Yep I started by telling my best friend, then some other friends and they are pretty chill with it. Finally I told my vanilla girlfriend, and she is totally fine with it, thinks it's kind of cool. Which imo, it is.
I don't think you can reliably count on other's experience to predict how it will go for you.
Anyone you disclose this to has to be:
a)a really open minded person or
b)one of your closest friends that's ALSO at least a bit open minded
So far I haven't trusted anyone that much as to disclose my fetish, but at the same time it wasn't really necessary. I have watched a few 'normal' porn vids and know a few porn star names so that when I get in that kind of discussion I don't look weird for not knowing stuff.
I told my bf a while back, he was alright with it except that he didn't want to participate in any of it.
Rather than jump out of the proverbial closet all at once, I've tried letting hints trickle out here and there. So far my friends still accept me, but their reactions to what I've let out so far have made it clear that it'd be a bad idea to let them in on the rest.
I hope to one day find someone with whom I can feel safe revealing and talking about this side of me in person.
I blatantly use guro as a filter to find out who my real friends are.

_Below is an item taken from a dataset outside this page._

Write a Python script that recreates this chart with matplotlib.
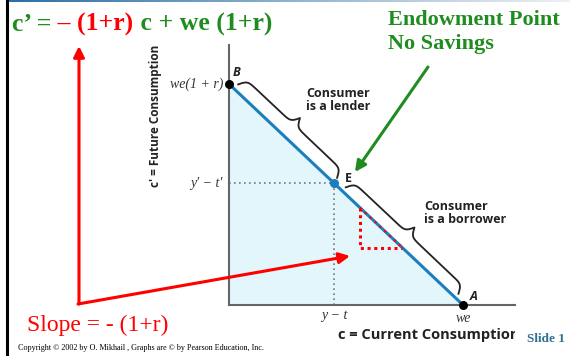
import numpy as np
import matplotlib
matplotlib.use("Agg")
import matplotlib.pyplot as plt
from matplotlib.colors import LinearSegmentedColormap
from matplotlib.patches import Rectangle

# budget line data (schematic units)
we = 10.0
r = 0.1
y_minus_t = 4.5
tri_x = [5.6, 7.4]
endowment_labels = ["y \u2212 t", "we"]
future_labels = ["we(1 + r)", "y\u2032 \u2212 t\u2032"]

GREEN = "#1f8c1f"
RED = "#ff0000"
BLUE = "#1b7fbd"
W, H = 570, 356


def future(c):
    return we * (1 + r) - (1 + r) * np.asarray(c)


fig = plt.figure(figsize=(W / 100, H / 100), dpi=100)
fig.patch.set_facecolor("white")

# graph axes
ax = fig.add_axes([229 / W, (H - 305) / H, 286 / W, 260 / H])
ax.set_xlim(0, 12.22)
ax.set_ylim(0, 12.94)
for s in ["top", "right"]:
    ax.spines[s].set_visible(False)
for s in ["left", "bottom"]:
    ax.spines[s].set_color("#666666")
    ax.spines[s].set_linewidth(1.5)
ax.set_xticks([])
ax.set_yticks([])
ax.patch.set_alpha(0)

c = np.array([0, we])
ax.fill_between(c, future(c), 0, color="#e3f6fb", zorder=1)
ax.plot(c, future(c), color=BLUE, lw=2.2, zorder=3)

e_y = float(future(y_minus_t))
ax.plot([0, y_minus_t], [e_y, e_y], color="#777777", lw=1.2, ls=(0, (1, 2)), zorder=2)
ax.plot([y_minus_t, y_minus_t], [0, e_y], color="#777777", lw=1.2, ls=(0, (1, 2)), zorder=2)

t0, t1 = tri_x
ax.plot([t0, t0, t1], [future(t0), future(t1), future(t1)], color=RED, lw=2.2,
        ls=(0, (1, 1.2)), zorder=4)
ax.plot([t0, t1], [future(t0), future(t1)], color=RED, lw=1.6, ls=(0, (1, 2)), zorder=4)

ax.scatter([0, we], [future(0), 0], s=30, color="black", zorder=5, clip_on=False)
ax.scatter([y_minus_t], [e_y], s=30, color=BLUE, zorder=5, clip_on=False)

# overlay in pixel coordinates
ov = fig.add_axes([0, 0, 1, 1], zorder=10)
ov.set_xlim(0, W)
ov.set_ylim(H, 0)
ov.axis("off")
ov.patch.set_alpha(0)


def to_px(x, y):
    px, py = ax.transData.transform((x, y))
    return px, H - py


def brace(p1, p2, a0, a1, base, height, n=200, beta=0.45):
    (x1, y1), (x2, y2) = p1, p2
    d = np.array([x2 - x1, y2 - y1])
    u = d / np.hypot(*d)
    nrm = np.array([u[1], -u[0]])
    L = a1 - a0
    x = np.linspace(0, L / 2, n)
    half = 1 / (1 + np.exp(-beta * (x - x[0]))) + 1 / (1 + np.exp(-beta * (x - x[-1])))
    yy = np.concatenate([half, half[::-1]]) - 0.5
    xx = np.concatenate([x, L - x[::-1]]) + a0
    pts = np.array([x1, y1]) + np.outer(xx, u) + np.outer(base + yy * height, nrm)
    ov.plot(pts[:, 0], pts[:, 1], color="#222222", lw=1.3)


B = to_px(0, future(0))
E = to_px(y_minus_t, e_y)
A = to_px(we, 0)
brace(B, E, 7, 143, 6, 18)
brace(E, A, 11, 166, 5, 18)

# border of the slide
cmap = LinearSegmentedColormap.from_list("top", ["#2c6fa3", "#8fb2cf", "#eef1f4"])
ov.imshow(np.linspace(0, 1, 256)[None, :], extent=(8, W, 2.5, 0), cmap=cmap, aspect="auto")
ov.plot([7, 7], [0, H], color="black", lw=2.2)
ov.set_xlim(0, W)
ov.set_ylim(H, 0)

# equation in the title
title_kw = dict(fontsize=18.5, fontweight="bold", family="Liberation Serif")
t = ov.text(12, 31, "c\u2019 =", color=GREEN, va="baseline", **title_kw)
t = ov.annotate(" \u2013 (1+r)", xy=(1, 0), xycoords=t, color=RED, va="bottom", **title_kw)
ov.annotate(" c + we (1+r)", xy=(1, 0), xycoords=t, color=GREEN, va="bottom", **title_kw)

ov.text(388, 10, "Endowment Point\nNo Savings", color=GREEN, fontsize=16, fontweight="bold",
        family="Liberation Serif", va="top", linespacing=1.3)
ov.text(27, 331, "Slope = - (1+r)", color=RED, fontsize=17, family="Liberation Serif",
        va="baseline")
ov.text(18, 350, "Copyright \u00a9 2002 by O. Mikhail , Graphs are \u00a9 by Pearson Education, Inc.",
        fontsize=5.9, family="Liberation Serif", va="baseline")
ov.text(527, 342, "Slide 1", color="#2f6f8f", fontsize=9.5, fontweight="bold",
        family="Liberation Serif", va="baseline")

# arrows
ov.annotate("", xy=(79, 46), xytext=(79, 304),
            arrowprops=dict(arrowstyle="-|>", color=RED, lw=2.2, mutation_scale=16,
                            shrinkA=0, shrinkB=0))
ov.annotate("", xy=(350, 256), xytext=(78, 304),
            arrowprops=dict(arrowstyle="-|>", color=RED, lw=2.2, mutation_scale=16,
                            shrinkA=0, shrinkB=0))
ov.annotate("", xy=(355, 172), xytext=(428, 67),
            arrowprops=dict(arrowstyle="-|>", color=GREEN, lw=2.2, mutation_scale=16,
                            shrinkA=0, shrinkB=0))

# graph labels
serif_it = dict(family="Liberation Serif", style="italic", fontsize=10, color="#333333")
ov.text(223, 84, future_labels[0], ha="right", va="center", **serif_it)
ov.text(223, 183, future_labels[1], ha="right", va="center", **serif_it)
ov.text(E[0], 316, endowment_labels[0], ha="center", va="center", **serif_it)
ov.text(A[0], 318, endowment_labels[1], ha="center", va="center", **serif_it)

sans_b = dict(family="Open Sans", fontweight="bold", color="#222222")
ov.text(237, 73, "B", style="italic", ha="center", va="center", fontsize=9, **sans_b)
ov.text(348, 178, "E", ha="center", va="center", fontsize=9, **sans_b)
ov.text(474, 297, "A", style="italic", ha="center", va="center", fontsize=9, **sans_b)
ov.text(306, 100, "Consumer\nis a lender", ha="left", va="center", linespacing=1.0,
        fontsize=9, **sans_b)
ov.text(424, 213, "Consumer\nis a borrower", ha="left", va="center", linespacing=1.0,
        fontsize=9, **sans_b)

xl = ov.text(338, 335, "c = Current Consumption", ha="left", va="center", fontsize=10.5, **sans_b)
xl.set_clip_path(Rectangle((0, 0), 515, H, transform=ov.transData))
xl.set_clip_on(True)
ov.text(155, 187, "c\u2032 = Future Consumption", rotation=90, ha="center", va="bottom",
        fontsize=8.5, **sans_b)

fig.savefig("out.png", dpi=100)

My wife and a few people in my local kink scene know. I've done some cannibalism roleplay with her and a few of our close friends. I've also found a couple of other people who are more directly into it.
When I first joined the kink scene, I kept this side of me hidden, but I'm finding that people aren't put off by it at all. If I told them I was into scat, some of them would be put off, but getting turned on by fantasies of murdering, butchering, cooking, and eating people? Apparently, that's more acceptable.
...So only my wife knows that I have a minor scat fetish as well. I don't hide anything from her.
Based on the responses here and on reddit I'm kind of considering being a bit more open about it. Apparently there are more people that accept it than I thought.
Yup my fiance and a few select friends of mine know.
I told them by choice and it hasn't affected my relationships at all.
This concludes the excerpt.